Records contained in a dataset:
* Start *

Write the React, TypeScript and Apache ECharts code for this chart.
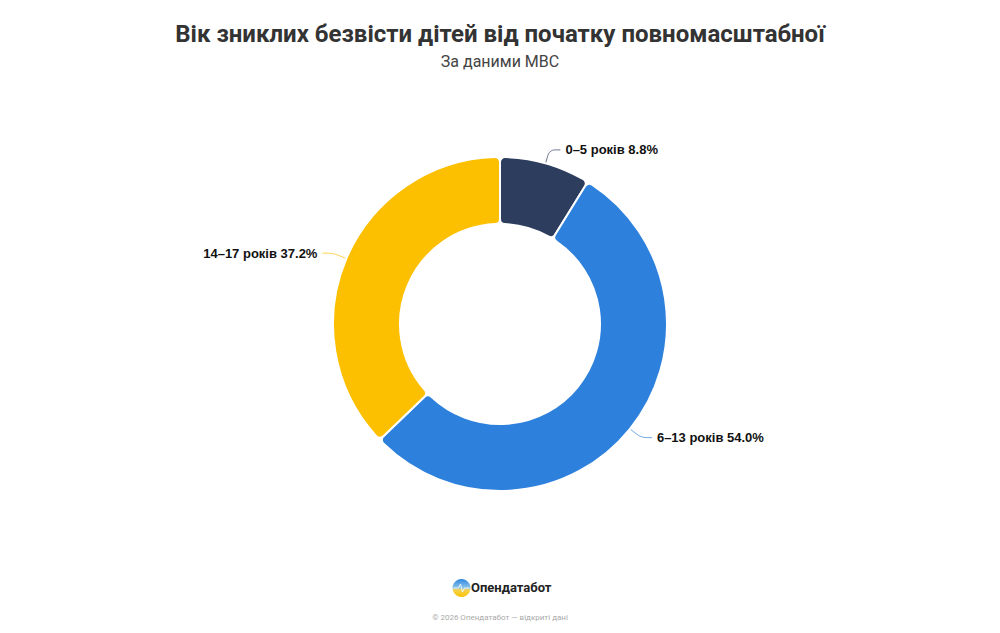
import { useEffect, useRef } from 'react'
import * as echarts from 'echarts'

const categories = ['0–5 років', '6–13 років', '14–17 років']
const shares = [8.8, 54.0, 37.2]
const sliceColors = ['#2d3d5e', '#2d80dc', '#fcc000']

const titleText = 'Вік зниклих безвісти дітей від початку повномасштабної'
const subtitleText = 'За даними МВС'
const brandText = 'Опендатабот'
const footerText = '© 2026 Опендатабот — відкриті дані'

export default function App() {
  const chartRef = useRef<HTMLDivElement>(null)

  useEffect(() => {
    const host = chartRef.current
    if (!host) return
    const chart = echarts.init(host, null, { renderer: 'svg' })

    const option: echarts.EChartsOption = {
      animation: false,
      backgroundColor: '#ffffff',
      title: {
        text: titleText,
        subtext: subtitleText,
        left: 'center',
        top: 17,
        itemGap: 7,
        textStyle: {
          fontFamily: 'Roboto',
          fontSize: 24,
          fontWeight: 'bold',
          color: '#333333'
        },
        subtextStyle: {
          fontFamily: 'Roboto',
          fontSize: 16,
          color: '#444444'
        }
      },
      series: [
        {
          type: 'pie',
          radius: [100, 167],
          center: [500, 324],
          startAngle: 90,
          clockwise: true,
          avoidLabelOverlap: true,
          itemStyle: {
            borderColor: '#ffffff',
            borderWidth: 2,
            borderRadius: 5
          },
          label: {
            show: true,
            position: 'outside',
            fontFamily: 'Liberation Sans',
            fontSize: 13,
            fontWeight: 'bold',
            color: '#111111',
            formatter: (p: any) => `${p.name} ${Number(p.value).toFixed(1)}%`
          },
          labelLine: {
            show: true,
            length: 14,
            length2: 11,
            smooth: 0.3,
            lineStyle: { width: 1, opacity: 0.7 }
          },
          data: categories.map((name, i) => ({
            name,
            value: shares[i],
            itemStyle: { color: sliceColors[i] }
          }))
        }
      ],
      graphic: [
        {
          type: 'group',
          left: 451,
          top: 579,
          children: [
            {
              type: 'circle',
              shape: { cx: 9, cy: 9, r: 9 },
              style: {
                fill: new echarts.graphic.LinearGradient(0, 0, 0, 1, [
                  { offset: 0, color: '#2f86e0' },
                  { offset: 0.5, color: '#8cc6e8' },
                  { offset: 0.6, color: '#f6d250' },
                  { offset: 1, color: '#f8c400' }
                ])
              }
            },
            {
              type: 'polyline',
              shape: {
                points: [[1, 9], [6, 9], [8, 5], [10, 13], [12, 9], [17, 9]]
              },
              style: { stroke: '#e8f4fb', lineWidth: 1, fill: 'none' }
            }
          ]
        },
        {
          type: 'text',
          left: 471,
          top: 581,
          style: {
            text: brandText,
            fontFamily: 'Roboto',
            fontSize: 13,
            fontWeight: 'bold',
            fill: '#222222'
          }
        },
        {
          type: 'text',
          left: 'center',
          top: 613,
          style: {
            text: footerText,
            fontFamily: 'Roboto',
            fontSize: 8,
            fill: '#aaaaaa'
          }
        }
      ]
    }

    chart.setOption(option)
    return () => {
      chart.dispose()
    }
  }, [])

  return (
    <div
      ref={chartRef}
      style={{ position: 'fixed', left: 0, top: 0, width: 1000, height: 633 }}
    />
  )
}
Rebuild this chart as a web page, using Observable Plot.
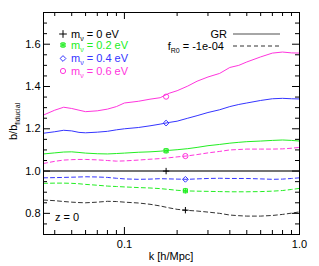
<!DOCTYPE html>
<html><head><meta charset="utf-8">
<script src="https://cdn.jsdelivr.net/npm/d3@7"></script>
<script src="https://cdn.jsdelivr.net/npm/@observablehq/plot@0.6"></script>
<style>html,body{margin:0;padding:0;background:#fff;}</style>
</head><body><div id="chart"></div>
<script>
// ---- data ----
const kValues = [0.0345,0.04,0.045,0.05,0.055,0.06,0.07,0.08,0.09,0.1,0.12,0.14,0.16,0.18,0.2,0.23,0.26,0.3,0.35,0.4,0.45,0.5,0.6,0.7,0.8,0.9,1.0];
const grM0 = 1.0;
const grM02 = [1.081,1.086,1.09,1.091,1.088,1.085,1.082,1.081,1.083,1.085,1.089,1.091,1.094,1.098,1.101,1.106,1.112,1.12,1.126,1.132,1.136,1.139,1.142,1.145,1.147,1.145,1.142];
const grM04 = [1.179,1.186,1.193,1.19,1.183,1.181,1.184,1.188,1.195,1.2,1.206,1.214,1.222,1.23,1.236,1.25,1.262,1.277,1.29,1.305,1.315,1.322,1.334,1.342,1.344,1.342,1.341];
const grM06 = [1.265,1.288,1.302,1.296,1.288,1.281,1.285,1.293,1.305,1.322,1.33,1.34,1.347,1.368,1.38,1.402,1.425,1.445,1.462,1.49,1.5,1.516,1.54,1.558,1.563,1.559,1.558];
const frM0 = [0.863,0.86,0.856,0.853,0.851,0.85,0.853,0.857,0.856,0.853,0.849,0.843,0.835,0.826,0.819,0.814,0.811,0.806,0.8,0.792,0.789,0.787,0.787,0.79,0.795,0.801,0.807];
const frM02 = [0.942,0.943,0.943,0.942,0.94,0.937,0.933,0.929,0.927,0.925,0.922,0.92,0.917,0.913,0.909,0.906,0.905,0.904,0.903,0.902,0.902,0.902,0.903,0.905,0.908,0.913,0.918];
const frM04 = [0.968,0.969,0.97,0.971,0.972,0.973,0.972,0.97,0.966,0.963,0.961,0.962,0.964,0.963,0.962,0.961,0.963,0.965,0.966,0.965,0.965,0.965,0.963,0.961,0.962,0.965,0.968];
const frM06 = [1.036,1.046,1.052,1.054,1.055,1.055,1.053,1.05,1.047,1.048,1.052,1.056,1.059,1.063,1.067,1.072,1.078,1.086,1.093,1.1,1.102,1.104,1.104,1.104,1.105,1.108,1.112];
const markerKGR = 0.173;
const markerKFR = 0.223;
const grMarkers = [1.0, 1.096, 1.227, 1.352];
const frMarkers = [0.815, 0.907, 0.961, 1.071];
const massLabels = ["0", "0.2", "0.4", "0.6"];
const yMajor = [0.8,1.0,1.2,1.4,1.6];
const yMinor = [0.75,0.85,0.9,0.95,1.05,1.1,1.15,1.25,1.3,1.35,1.45,1.5,1.55,1.65,1.7];
const xMajor = [0.1,1.0];
const xMinor = [0.04,0.05,0.06,0.07,0.08,0.09,0.2,0.3,0.4,0.5,0.6,0.7,0.8,0.9];
const fR0Label = "-1e-04";

// ---- style ----
const FONT = "'Liberation Sans', Arial, Helvetica, sans-serif";
const colors = ["#000000", "#22ee22", "#3535ff", "#ff35dd"];
const symbols = ["plus", "square2", "diamond2", "circle"];
const W = 319, H = 266, ML = 43, MR = 20, MT = 12, MB = 32;
const FW = W - ML - MR, FH = H - MT - MB;
const dash = "4,3";

const grSeries = [null, grM02, grM04, grM06];
const frSeries = [frM0, frM02, frM04, frM06];

function annotations() {
  const g = d3.create("svg:g").attr("font-family", FONT).attr("font-size", 11).attr("text-anchor", "start");
  const rowsY = [34, 45, 58.5, 71];
  massLabels.forEach((m, i) => {
    const y = rowsY[i];
    const sym = g.append("g").attr("transform", `translate(63,${y})`)
      .attr("fill", "none").attr("stroke", colors[i]).attr("stroke-width", 1);
    const size = Math.PI * 2.6 * 2.6;
    if (i === 1) {
      sym.append("path").attr("d", d3.symbol(d3.symbolSquare2, size)());
      sym.append("path").attr("d", d3.symbol(d3.symbolAsterisk, size)());
    } else {
      const t = [d3.symbolPlus, null, d3.symbolDiamond2, d3.symbolCircle][i];
      sym.append("path").attr("d", d3.symbol(t, size)());
    }
    const t = g.append("text").attr("x", 71).attr("y", y).attr("dy", "0.35em").attr("fill", colors[i]).attr("text-anchor", "start");
    t.append("tspan").text("m");
    t.append("tspan").attr("font-size", 7).attr("dy", 3).text("\u03bd");
    t.append("tspan").attr("dy", -3).text(" = " + m + " eV");
  });
  // right legend
  g.append("text").attr("x", 227).attr("y", 34).attr("dy", "0.35em").attr("text-anchor", "end").text("GR");
  g.append("line").attr("x1", 233).attr("x2", 280).attr("y1", 34).attr("y2", 34)
    .attr("stroke", "#888").attr("stroke-width", 1.5);
  const f = g.append("text").attr("x", 224).attr("y", 46).attr("dy", "0.35em").attr("text-anchor", "end");
  f.append("tspan").text("f");
  f.append("tspan").attr("font-size", 7).attr("dy", 3).text("R0");
  f.append("tspan").attr("dy", -3).text(" = " + fR0Label);
  g.append("line").attr("x1", 233).attr("x2", 280).attr("y1", 46).attr("y2", 46)
    .attr("stroke", "#333").attr("stroke-width", 1).attr("stroke-dasharray", dash);
  // z = 0
  g.append("text").attr("x", 55).attr("y", 217).attr("dy", "0.35em").attr("text-anchor", "start").text("z = 0");
  // axis titles
  const yt = g.append("text").attr("transform", "translate(13,140) rotate(-90)").attr("dy", "0.35em").attr("text-anchor", "start");
  yt.append("tspan").text("b/b");
  yt.append("tspan").attr("font-size", 7).attr("dy", 3).text("fiducial");
  g.append("text").attr("x", 171).attr("y", 256).attr("dy", "0.35em").attr("text-anchor", "middle").text("k [h/Mpc]");
  return g.node();
}

const marks = [];
// lines
marks.push(Plot.ruleY([grM0], {stroke: "#444", strokeWidth: 1.5}));
grSeries.forEach((s, i) => { if (s) marks.push(Plot.line(s, {x: kValues, y: d => d, stroke: colors[i], strokeWidth: 1})); });
frSeries.forEach((s, i) => marks.push(Plot.line(s, {x: kValues, y: d => d, stroke: i === 0 ? "#333" : colors[i], strokeWidth: 1, strokeDasharray: dash})));
// markers
[grMarkers, frMarkers].forEach((arr, j) => {
  const k = j === 0 ? markerKGR : markerKFR;
  arr.forEach((v, i) => {
    marks.push(Plot.dot([v], {x: () => k, y: d => d, symbol: symbols[i], stroke: colors[i], r: i === 0 ? 2.2 : 2.6, strokeWidth: 1}));
    if (i === 1) marks.push(Plot.dot([v], {x: () => k, y: d => d, symbol: "asterisk", stroke: colors[i], r: 2.6, strokeWidth: 1}));
  });
});
// ticks (inward)
marks.push(
  Plot.tickY(yMajor, {y: d => d, insetRight: FW - 7, stroke: "#000"}),
  Plot.tickY(yMajor, {y: d => d, insetLeft: FW - 7, stroke: "#000"}),
  Plot.tickY(yMinor, {y: d => d, insetRight: FW - 4, stroke: "#000"}),
  Plot.tickY(yMinor, {y: d => d, insetLeft: FW - 4, stroke: "#000"}),
  Plot.tickX(xMajor, {x: d => d, insetTop: FH - 7, stroke: "#000"}),
  Plot.tickX(xMajor, {x: d => d, insetBottom: FH - 7, stroke: "#000"}),
  Plot.tickX(xMinor, {x: d => d, insetTop: FH - 4, stroke: "#000"}),
  Plot.tickX(xMinor, {x: d => d, insetBottom: FH - 4, stroke: "#000"}),
  Plot.frame({stroke: "#000"}),
  Plot.axisX({ticks: xMajor, tickSize: 0, tickPadding: 6, tickFormat: d3.format(".1f"), label: null, fontSize: 11}),
  Plot.axisY({ticks: yMajor, tickSize: 0, tickPadding: 3, tickFormat: d3.format(".1f"), label: null, fontSize: 11}),
  annotations
);

const chart = Plot.plot({
  width: W, height: H,
  marginLeft: ML, marginRight: MR, marginTop: MT, marginBottom: MB,
  style: {fontFamily: FONT, fontSize: "11px", background: "#fff", color: "#000"},
  x: {type: "log", domain: [0.0345, 1.0]},
  y: {domain: [0.7, 1.75]},
  marks
});
document.getElementById("chart").appendChild(chart);
</script>
</body></html>
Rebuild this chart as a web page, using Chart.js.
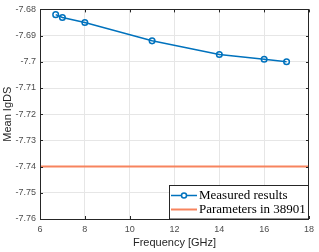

* End *

[WRITTEN TASK]: Repeat, exactly and in full, each line from the start of the data to the line that contains "import * as echarts from 'echarts'". Pictures do not go in.

[WORKED SOLUTION]:
Write the React, TypeScript and Apache ECharts code for this chart.
import { useEffect, useRef } from 'react'
import * as echarts from 'echarts'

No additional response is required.